Set exercise:
Write out the material exactly. Do not include the pictures.

----

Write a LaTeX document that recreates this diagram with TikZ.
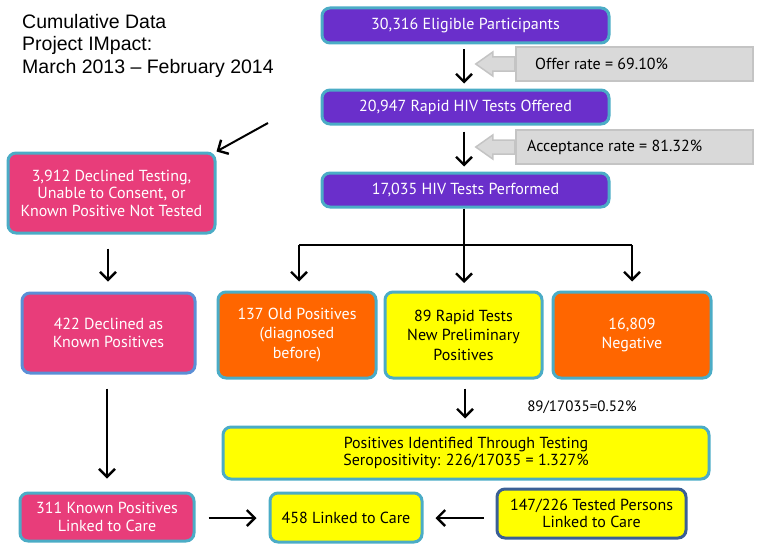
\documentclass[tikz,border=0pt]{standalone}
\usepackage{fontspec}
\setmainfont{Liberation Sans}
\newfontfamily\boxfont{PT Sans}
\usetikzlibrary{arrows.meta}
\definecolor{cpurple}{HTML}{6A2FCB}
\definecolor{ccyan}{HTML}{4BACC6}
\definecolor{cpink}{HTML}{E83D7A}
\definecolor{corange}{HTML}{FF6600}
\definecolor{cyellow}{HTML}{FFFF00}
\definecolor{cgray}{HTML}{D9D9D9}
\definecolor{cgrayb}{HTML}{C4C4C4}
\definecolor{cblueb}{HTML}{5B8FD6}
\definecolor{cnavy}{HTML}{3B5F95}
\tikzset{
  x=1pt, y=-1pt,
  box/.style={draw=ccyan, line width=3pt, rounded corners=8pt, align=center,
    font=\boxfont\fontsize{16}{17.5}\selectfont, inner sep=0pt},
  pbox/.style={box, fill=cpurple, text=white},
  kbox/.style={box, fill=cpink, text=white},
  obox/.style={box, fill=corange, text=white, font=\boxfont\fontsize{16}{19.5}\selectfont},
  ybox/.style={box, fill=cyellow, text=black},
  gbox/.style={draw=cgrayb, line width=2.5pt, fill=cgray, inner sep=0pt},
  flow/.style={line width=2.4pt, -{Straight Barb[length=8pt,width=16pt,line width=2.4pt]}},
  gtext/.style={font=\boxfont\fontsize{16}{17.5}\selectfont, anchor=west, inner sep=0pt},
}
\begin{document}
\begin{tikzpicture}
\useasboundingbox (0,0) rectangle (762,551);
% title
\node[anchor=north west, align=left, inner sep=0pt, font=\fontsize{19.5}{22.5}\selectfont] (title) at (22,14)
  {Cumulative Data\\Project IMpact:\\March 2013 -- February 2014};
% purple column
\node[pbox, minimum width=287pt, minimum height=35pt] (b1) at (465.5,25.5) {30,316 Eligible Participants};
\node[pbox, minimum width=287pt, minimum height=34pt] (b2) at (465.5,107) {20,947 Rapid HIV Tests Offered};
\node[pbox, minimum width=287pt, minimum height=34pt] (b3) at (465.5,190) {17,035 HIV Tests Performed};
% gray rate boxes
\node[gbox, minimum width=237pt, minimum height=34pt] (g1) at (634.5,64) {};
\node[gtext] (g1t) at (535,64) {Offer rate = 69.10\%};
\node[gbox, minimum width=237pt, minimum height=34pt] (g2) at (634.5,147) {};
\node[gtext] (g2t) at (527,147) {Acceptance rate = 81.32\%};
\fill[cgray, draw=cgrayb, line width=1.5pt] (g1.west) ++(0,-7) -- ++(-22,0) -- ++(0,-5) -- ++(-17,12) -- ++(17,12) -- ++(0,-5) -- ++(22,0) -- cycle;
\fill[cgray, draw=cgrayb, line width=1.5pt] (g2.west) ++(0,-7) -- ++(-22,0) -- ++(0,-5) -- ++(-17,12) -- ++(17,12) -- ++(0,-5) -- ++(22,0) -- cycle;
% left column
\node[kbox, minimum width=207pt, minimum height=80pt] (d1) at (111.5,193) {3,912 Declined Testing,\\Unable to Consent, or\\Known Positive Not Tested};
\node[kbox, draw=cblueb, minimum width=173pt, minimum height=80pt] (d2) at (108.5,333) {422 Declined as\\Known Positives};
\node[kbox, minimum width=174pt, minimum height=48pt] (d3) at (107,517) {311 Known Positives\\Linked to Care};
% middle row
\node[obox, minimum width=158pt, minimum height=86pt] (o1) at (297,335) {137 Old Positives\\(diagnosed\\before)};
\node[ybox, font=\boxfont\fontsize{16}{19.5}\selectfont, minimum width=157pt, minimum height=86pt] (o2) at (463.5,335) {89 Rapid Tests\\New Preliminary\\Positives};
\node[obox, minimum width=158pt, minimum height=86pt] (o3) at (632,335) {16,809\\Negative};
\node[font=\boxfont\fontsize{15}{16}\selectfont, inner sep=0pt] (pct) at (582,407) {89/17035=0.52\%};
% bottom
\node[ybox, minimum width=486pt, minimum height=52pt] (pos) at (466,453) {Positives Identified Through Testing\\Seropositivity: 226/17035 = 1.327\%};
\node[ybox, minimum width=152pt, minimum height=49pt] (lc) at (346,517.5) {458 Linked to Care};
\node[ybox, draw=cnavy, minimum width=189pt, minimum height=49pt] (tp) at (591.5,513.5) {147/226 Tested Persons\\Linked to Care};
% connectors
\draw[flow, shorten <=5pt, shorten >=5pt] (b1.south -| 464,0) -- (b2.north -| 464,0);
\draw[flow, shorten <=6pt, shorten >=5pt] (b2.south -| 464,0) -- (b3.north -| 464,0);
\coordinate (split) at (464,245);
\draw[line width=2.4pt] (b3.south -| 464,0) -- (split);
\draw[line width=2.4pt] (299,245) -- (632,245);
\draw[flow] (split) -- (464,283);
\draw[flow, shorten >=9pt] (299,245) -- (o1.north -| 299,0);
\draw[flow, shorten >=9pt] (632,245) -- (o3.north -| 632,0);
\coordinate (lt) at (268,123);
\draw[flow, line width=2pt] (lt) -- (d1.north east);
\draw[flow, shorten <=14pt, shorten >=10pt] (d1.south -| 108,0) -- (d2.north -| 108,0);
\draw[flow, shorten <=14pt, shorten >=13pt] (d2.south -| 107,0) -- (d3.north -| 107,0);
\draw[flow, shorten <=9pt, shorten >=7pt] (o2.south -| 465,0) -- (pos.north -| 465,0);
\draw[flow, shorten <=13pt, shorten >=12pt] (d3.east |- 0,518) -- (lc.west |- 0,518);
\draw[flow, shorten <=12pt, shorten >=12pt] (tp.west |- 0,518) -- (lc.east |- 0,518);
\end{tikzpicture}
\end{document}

----

Solution to this task:
Write a LaTeX document that recreates this diagram with TikZ.
\documentclass[tikz,border=0pt]{standalone}
\usepackage{fontspec}
\setmainfont{Liberation Sans}
\newfontfamily\boxfont{PT Sans}
\usetikzlibrary{arrows.meta}
\definecolor{cpurple}{HTML}{6A2FCB}
\definecolor{ccyan}{HTML}{4BACC6}
\definecolor{cpink}{HTML}{E83D7A}
\definecolor{corange}{HTML}{FF6600}
\definecolor{cyellow}{HTML}{FFFF00}
\definecolor{cgray}{HTML}{D9D9D9}
\definecolor{cgrayb}{HTML}{C4C4C4}
\definecolor{cblueb}{HTML}{5B8FD6}
\definecolor{cnavy}{HTML}{3B5F95}
\tikzset{
  x=1pt, y=-1pt,
  box/.style={draw=ccyan, line width=3pt, rounded corners=8pt, align=center,
    font=\boxfont\fontsize{16}{17.5}\selectfont, inner sep=0pt},
  pbox/.style={box, fill=cpurple, text=white},
  kbox/.style={box, fill=cpink, text=white},
  obox/.style={box, fill=corange, text=white, font=\boxfont\fontsize{16}{19.5}\selectfont},
  ybox/.style={box, fill=cyellow, text=black},
  gbox/.style={draw=cgrayb, line width=2.5pt, fill=cgray, inner sep=0pt},
  flow/.style={line width=2.4pt, -{Straight Barb[length=8pt,width=16pt,line width=2.4pt]}},
  gtext/.style={font=\boxfont\fontsize{16}{17.5}\selectfont, anchor=west, inner sep=0pt},
}
\begin{document}
\begin{tikzpicture}
\useasboundingbox (0,0) rectangle (762,551);
% title
\node[anchor=north west, align=left, inner sep=0pt, font=\fontsize{19.5}{22.5}\selectfont] (title) at (22,14)
  {Cumulative Data\\Project IMpact:\\March 2013 -- February 2014};
% purple column
\node[pbox, minimum width=287pt, minimum height=35pt] (b1) at (465.5,25.5) {30,316 Eligible Participants};
\node[pbox, minimum width=287pt, minimum height=34pt] (b2) at (465.5,107) {20,947 Rapid HIV Tests Offered};
\node[pbox, minimum width=287pt, minimum height=34pt] (b3) at (465.5,190) {17,035 HIV Tests Performed};
% gray rate boxes
\node[gbox, minimum width=237pt, minimum height=34pt] (g1) at (634.5,64) {};
\node[gtext] (g1t) at (535,64) {Offer rate = 69.10\%};
\node[gbox, minimum width=237pt, minimum height=34pt] (g2) at (634.5,147) {};
\node[gtext] (g2t) at (527,147) {Acceptance rate = 81.32\%};
\fill[cgray, draw=cgrayb, line width=1.5pt] (g1.west) ++(0,-7) -- ++(-22,0) -- ++(0,-5) -- ++(-17,12) -- ++(17,12) -- ++(0,-5) -- ++(22,0) -- cycle;
\fill[cgray, draw=cgrayb, line width=1.5pt] (g2.west) ++(0,-7) -- ++(-22,0) -- ++(0,-5) -- ++(-17,12) -- ++(17,12) -- ++(0,-5) -- ++(22,0) -- cycle;
% left column
\node[kbox, minimum width=207pt, minimum height=80pt] (d1) at (111.5,193) {3,912 Declined Testing,\\Unable to Consent, or\\Known Positive Not Tested};
\node[kbox, draw=cblueb, minimum width=173pt, minimum height=80pt] (d2) at (108.5,333) {422 Declined as\\Known Positives};
\node[kbox, minimum width=174pt, minimum height=48pt] (d3) at (107,517) {311 Known Positives\\Linked to Care};
% middle row
\node[obox, minimum width=158pt, minimum height=86pt] (o1) at (297,335) {137 Old Positives\\(diagnosed\\before)};
\node[ybox, font=\boxfont\fontsize{16}{19.5}\selectfont, minimum width=157pt, minimum height=86pt] (o2) at (463.5,335) {89 Rapid Tests\\New Preliminary\\Positives};
\node[obox, minimum width=158pt, minimum height=86pt] (o3) at (632,335) {16,809\\Negative};
\node[font=\boxfont\fontsize{15}{16}\selectfont, inner sep=0pt] (pct) at (582,407) {89/17035=0.52\%};
% bottom
\node[ybox, minimum width=486pt, minimum height=52pt] (pos) at (466,453) {Positives Identified Through Testing\\Seropositivity: 226/17035 = 1.327\%};
\node[ybox, minimum width=152pt, minimum height=49pt] (lc) at (346,517.5) {458 Linked to Care};
\node[ybox, draw=cnavy, minimum width=189pt, minimum height=49pt] (tp) at (591.5,513.5) {147/226 Tested Persons\\Linked to Care};
% connectors
\draw[flow, shorten <=5pt, shorten >=5pt] (b1.south -| 464,0) -- (b2.north -| 464,0);
\draw[flow, shorten <=6pt, shorten >=5pt] (b2.south -| 464,0) -- (b3.north -| 464,0);
\coordinate (split) at (464,245);
\draw[line width=2.4pt] (b3.south -| 464,0) -- (split);
\draw[line width=2.4pt] (299,245) -- (632,245);
\draw[flow] (split) -- (464,283);
\draw[flow, shorten >=9pt] (299,245) -- (o1.north -| 299,0);
\draw[flow, shorten >=9pt] (632,245) -- (o3.north -| 632,0);
\coordinate (lt) at (268,123);
\draw[flow, line width=2pt] (lt) -- (d1.north east);
\draw[flow, shorten <=14pt, shorten >=10pt] (d1.south -| 108,0) -- (d2.north -| 108,0);
\draw[flow, shorten <=14pt, shorten >=13pt] (d2.south -| 107,0) -- (d3.north -| 107,0);
\draw[flow, shorten <=9pt, shorten >=7pt] (o2.south -| 465,0) -- (pos.north -| 465,0);
\draw[flow, shorten <=13pt, shorten >=12pt] (d3.east |- 0,518) -- (lc.west |- 0,518);
\draw[flow, shorten <=12pt, shorten >=12pt] (tp.west |- 0,518) -- (lc.east |- 0,518);
\end{tikzpicture}
\end{document}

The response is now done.